Jan
10

All training is not equal….

Author // Lucy Atkinson
Posted in // Blog

I like training; developing my skills and learning new ones. I love new knowledge. I love meeting other people who share my passions. Recently though, I have been through an experience that has made me re-evaluate how I choose the training that I go on.

Imagine, if you will, that you love baking. You love baking so much that you own your own business baking and selling cakes. Life is good.

You notice an opportunity to go to a beautiful place to learn all about baking; it’s like a wonderful holiday retreat, complete with not one, but two experts in baking. One of them trains people in how to bake a particular type of cake that you have really, really wanted to learn how to bake for quite a long time.

You decide to sign up. You’re so excited. First though, you check with the organiser that after attending this retreat you will be able to bake and sell these beautiful cakes to your customers.  Of course, you are assured; yes, you will absolutely be able to bake and sell these particular cakes. You go for it; you sign up and spend ages looking forward to this fantastic experience.

The time comes; you arrive at the retreat but find that actually, neither of the two baking experts will be there. You are reassured that the experience will be different, but just as good.  You will still gain all that knowledge about baking, of course.

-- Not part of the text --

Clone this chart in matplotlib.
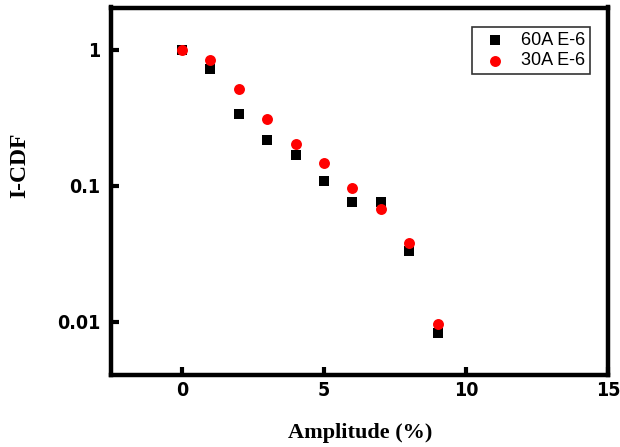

You have a great time; there are some wonderful bakers from all over the world also attending, and you really enjoying connecting with them and chatting about all things baking. You do learn a lot from them, and find time to really immerse yourself in thinking about baking and your business.

Instead of the expert who trains people to bake the particular cake you are interested in, local bakers come and tell you all about the way they bake their cakes. It is fascinating, and you respect their knowledge and culture. You even have a go at baking the cake, under their watchful eye. You are told there is no need for you to take any notes; all of this information will be available to you after the retreat.

You leave on a high, refreshed and happy.

You realise that you still don’t have the necessary knowledge to bake and sell the cake for yourself though.

You wait for the promised further training; even the recipe. You start to question when you might have access to the information that you paid for. Eventually, after waiting for over 3 months, you are told that you can access an online course that will be starting in another two months time. If enough people sign up for it, that is; otherwise you will just get some videos and information. You also need to pay a yearly fee of a reasonably substantial amount if you want to bake and sell this cake.

Feeling rather upset that you don’t feel you have received what you paid for, you raise your concerns with the organiser. The organiser labels you a ‘complainer’, and begins a lengthy process of negotiating what you can and can’t have, and which bits you might need to pay for.

This experience – obviously, not a baking one in real life – has left me feeling rather deflated and sad that as a trusting person I maybe didn’t check things out that I should have before I embarked on it.

After reflection, the positives mean so much to me – the meeting, sharing, and discussion, feeling part of a wonderfully connected network. I didn’t get what I paid for by any means, but perhaps there is learning in this too.

My biggest lesson? Carry on being me, and continue to carry out my business with integrity, honesty and grace. Continue to network with others who share my values. I can’t control how others behave and sometimes my trusting nature may lead me into problems. I don’t want to change how I am though; I would rather trust everyone I meet and take the chance I got it wrong, than allow experiences like this to turn me into someone I’m not.

Wishing love, kindness and prosperity to you all.